== Data extract ==
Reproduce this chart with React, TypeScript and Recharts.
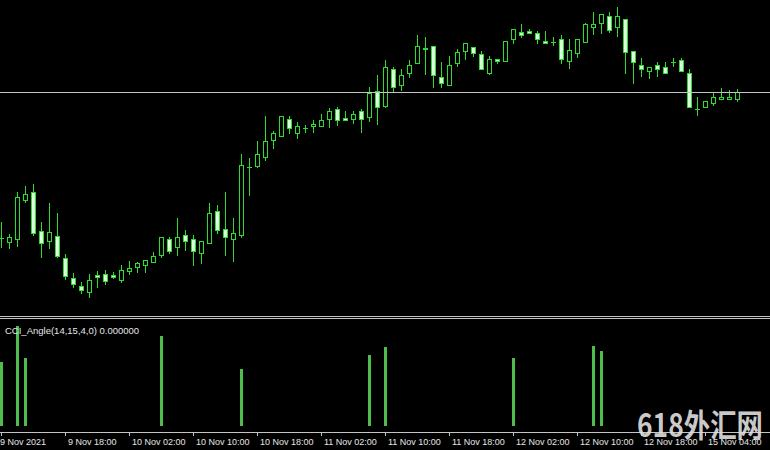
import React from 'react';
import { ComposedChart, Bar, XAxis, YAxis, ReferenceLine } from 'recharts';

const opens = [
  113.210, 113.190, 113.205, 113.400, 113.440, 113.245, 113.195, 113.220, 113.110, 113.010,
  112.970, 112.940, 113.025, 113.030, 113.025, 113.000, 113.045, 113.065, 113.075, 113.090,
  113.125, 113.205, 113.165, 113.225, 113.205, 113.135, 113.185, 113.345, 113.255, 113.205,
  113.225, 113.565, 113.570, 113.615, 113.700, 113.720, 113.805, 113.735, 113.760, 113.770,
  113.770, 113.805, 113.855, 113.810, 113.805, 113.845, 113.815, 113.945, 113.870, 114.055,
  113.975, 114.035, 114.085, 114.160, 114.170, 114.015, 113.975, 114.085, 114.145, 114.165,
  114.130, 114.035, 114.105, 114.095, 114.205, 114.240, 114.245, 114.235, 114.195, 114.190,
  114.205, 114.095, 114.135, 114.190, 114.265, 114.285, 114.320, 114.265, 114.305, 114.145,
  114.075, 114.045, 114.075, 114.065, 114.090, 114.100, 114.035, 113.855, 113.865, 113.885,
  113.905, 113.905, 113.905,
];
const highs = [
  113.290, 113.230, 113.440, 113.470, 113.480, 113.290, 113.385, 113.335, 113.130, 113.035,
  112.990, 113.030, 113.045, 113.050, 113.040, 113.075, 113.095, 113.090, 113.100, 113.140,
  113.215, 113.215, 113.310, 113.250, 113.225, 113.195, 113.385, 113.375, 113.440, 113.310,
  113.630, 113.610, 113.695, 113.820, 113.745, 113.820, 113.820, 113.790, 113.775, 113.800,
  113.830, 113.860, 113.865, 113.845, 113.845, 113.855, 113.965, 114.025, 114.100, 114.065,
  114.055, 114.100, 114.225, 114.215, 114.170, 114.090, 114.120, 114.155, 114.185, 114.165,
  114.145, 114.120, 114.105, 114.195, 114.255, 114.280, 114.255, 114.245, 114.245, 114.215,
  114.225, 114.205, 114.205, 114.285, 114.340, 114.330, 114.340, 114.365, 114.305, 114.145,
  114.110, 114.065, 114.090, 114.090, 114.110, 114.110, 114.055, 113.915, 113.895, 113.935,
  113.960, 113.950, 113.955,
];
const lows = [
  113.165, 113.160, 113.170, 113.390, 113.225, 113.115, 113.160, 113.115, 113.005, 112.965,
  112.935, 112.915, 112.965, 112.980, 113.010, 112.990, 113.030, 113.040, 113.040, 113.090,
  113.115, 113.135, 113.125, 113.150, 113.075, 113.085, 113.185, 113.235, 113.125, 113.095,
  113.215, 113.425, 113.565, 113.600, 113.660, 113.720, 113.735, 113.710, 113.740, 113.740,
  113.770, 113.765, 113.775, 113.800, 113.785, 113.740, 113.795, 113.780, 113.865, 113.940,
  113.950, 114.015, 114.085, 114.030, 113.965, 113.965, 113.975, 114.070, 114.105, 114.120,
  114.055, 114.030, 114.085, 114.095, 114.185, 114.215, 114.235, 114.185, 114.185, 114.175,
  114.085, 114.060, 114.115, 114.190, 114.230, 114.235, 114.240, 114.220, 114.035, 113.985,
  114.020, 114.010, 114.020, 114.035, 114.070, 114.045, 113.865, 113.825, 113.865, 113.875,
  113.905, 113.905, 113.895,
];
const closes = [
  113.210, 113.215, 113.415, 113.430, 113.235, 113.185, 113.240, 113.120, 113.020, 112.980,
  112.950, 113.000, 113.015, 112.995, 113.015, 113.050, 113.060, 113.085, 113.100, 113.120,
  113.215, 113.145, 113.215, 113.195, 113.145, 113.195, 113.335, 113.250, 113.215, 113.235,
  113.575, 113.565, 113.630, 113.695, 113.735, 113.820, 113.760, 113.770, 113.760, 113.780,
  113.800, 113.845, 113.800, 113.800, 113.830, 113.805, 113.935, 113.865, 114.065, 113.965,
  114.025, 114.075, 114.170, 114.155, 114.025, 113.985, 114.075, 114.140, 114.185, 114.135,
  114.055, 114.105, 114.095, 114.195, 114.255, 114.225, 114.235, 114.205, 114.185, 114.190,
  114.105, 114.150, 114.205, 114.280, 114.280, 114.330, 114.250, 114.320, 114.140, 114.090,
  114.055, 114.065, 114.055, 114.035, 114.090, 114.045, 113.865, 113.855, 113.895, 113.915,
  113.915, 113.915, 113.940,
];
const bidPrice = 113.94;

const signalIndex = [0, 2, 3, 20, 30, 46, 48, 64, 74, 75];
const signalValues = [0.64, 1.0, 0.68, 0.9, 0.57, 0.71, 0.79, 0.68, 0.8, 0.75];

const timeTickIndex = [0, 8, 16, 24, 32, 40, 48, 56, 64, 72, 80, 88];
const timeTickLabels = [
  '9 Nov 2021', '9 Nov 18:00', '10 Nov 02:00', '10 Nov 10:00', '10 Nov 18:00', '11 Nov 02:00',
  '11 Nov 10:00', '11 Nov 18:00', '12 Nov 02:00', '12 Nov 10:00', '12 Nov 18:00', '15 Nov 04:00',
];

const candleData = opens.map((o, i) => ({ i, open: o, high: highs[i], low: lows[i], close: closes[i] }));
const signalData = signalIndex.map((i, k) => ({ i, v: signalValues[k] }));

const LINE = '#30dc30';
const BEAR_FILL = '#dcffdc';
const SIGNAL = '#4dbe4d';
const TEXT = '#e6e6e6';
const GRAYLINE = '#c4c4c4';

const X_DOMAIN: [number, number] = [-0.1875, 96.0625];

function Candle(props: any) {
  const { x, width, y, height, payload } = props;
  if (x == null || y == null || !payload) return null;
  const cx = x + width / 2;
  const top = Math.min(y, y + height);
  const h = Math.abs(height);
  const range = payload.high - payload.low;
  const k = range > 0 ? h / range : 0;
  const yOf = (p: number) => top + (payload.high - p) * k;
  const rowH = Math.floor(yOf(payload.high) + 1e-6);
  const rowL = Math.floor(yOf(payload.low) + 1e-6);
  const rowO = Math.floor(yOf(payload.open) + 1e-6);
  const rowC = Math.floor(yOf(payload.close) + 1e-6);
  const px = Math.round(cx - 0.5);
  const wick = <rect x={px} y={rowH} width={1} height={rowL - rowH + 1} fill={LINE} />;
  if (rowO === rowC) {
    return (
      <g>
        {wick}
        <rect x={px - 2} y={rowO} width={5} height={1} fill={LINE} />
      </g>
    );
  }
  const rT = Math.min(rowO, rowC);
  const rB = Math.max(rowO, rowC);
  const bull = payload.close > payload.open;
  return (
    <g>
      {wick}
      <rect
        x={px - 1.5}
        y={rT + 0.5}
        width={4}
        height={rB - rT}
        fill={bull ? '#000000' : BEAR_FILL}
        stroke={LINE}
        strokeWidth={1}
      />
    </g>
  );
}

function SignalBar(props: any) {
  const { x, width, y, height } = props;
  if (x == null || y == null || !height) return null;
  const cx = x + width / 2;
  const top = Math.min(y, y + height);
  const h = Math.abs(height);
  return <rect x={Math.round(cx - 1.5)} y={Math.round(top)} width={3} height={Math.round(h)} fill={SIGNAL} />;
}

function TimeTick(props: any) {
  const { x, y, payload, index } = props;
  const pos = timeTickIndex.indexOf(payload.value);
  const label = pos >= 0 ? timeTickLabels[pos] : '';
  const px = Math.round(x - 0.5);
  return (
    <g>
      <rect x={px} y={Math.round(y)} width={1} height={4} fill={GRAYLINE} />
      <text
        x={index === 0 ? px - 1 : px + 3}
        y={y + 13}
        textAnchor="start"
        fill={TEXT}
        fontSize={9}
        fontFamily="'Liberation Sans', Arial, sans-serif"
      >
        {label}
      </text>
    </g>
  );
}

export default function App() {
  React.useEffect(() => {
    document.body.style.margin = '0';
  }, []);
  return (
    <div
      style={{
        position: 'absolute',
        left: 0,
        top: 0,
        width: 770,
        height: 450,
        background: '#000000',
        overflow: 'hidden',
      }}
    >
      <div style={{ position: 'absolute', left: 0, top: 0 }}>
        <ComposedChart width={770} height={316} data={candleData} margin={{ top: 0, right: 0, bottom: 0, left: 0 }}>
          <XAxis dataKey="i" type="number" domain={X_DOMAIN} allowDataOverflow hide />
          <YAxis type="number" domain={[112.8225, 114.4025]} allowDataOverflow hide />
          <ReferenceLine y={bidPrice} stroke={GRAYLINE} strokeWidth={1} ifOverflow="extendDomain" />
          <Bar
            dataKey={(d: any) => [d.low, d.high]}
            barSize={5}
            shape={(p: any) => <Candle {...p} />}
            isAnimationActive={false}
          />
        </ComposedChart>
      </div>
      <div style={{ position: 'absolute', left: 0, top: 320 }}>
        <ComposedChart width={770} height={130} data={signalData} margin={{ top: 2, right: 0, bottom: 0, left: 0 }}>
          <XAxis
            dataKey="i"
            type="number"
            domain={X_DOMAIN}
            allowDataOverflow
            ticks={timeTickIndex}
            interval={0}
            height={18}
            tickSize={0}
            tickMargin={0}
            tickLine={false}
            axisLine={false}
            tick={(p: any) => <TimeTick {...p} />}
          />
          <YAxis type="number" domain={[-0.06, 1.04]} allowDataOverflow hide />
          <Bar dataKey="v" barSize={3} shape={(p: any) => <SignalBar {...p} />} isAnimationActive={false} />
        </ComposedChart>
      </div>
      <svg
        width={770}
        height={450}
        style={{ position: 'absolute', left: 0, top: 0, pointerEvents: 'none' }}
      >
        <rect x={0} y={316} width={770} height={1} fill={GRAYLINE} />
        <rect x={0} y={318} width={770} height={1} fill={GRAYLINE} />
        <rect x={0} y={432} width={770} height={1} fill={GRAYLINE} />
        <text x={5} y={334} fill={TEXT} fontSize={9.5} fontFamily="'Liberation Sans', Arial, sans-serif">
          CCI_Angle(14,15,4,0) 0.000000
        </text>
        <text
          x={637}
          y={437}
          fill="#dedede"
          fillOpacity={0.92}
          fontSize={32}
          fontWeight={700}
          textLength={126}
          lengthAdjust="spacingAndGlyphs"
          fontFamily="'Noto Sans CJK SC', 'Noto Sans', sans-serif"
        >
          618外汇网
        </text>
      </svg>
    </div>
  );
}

== What to produce ==
From the first line above through the line containing "XAxis, YAxis, ReferenceLine", copy everything exactly, without the pictures.

== The completed task ==
Reproduce this chart with React, TypeScript and Recharts.
import React from 'react';
import { ComposedChart, Bar, XAxis, YAxis, ReferenceLine } from 'recharts';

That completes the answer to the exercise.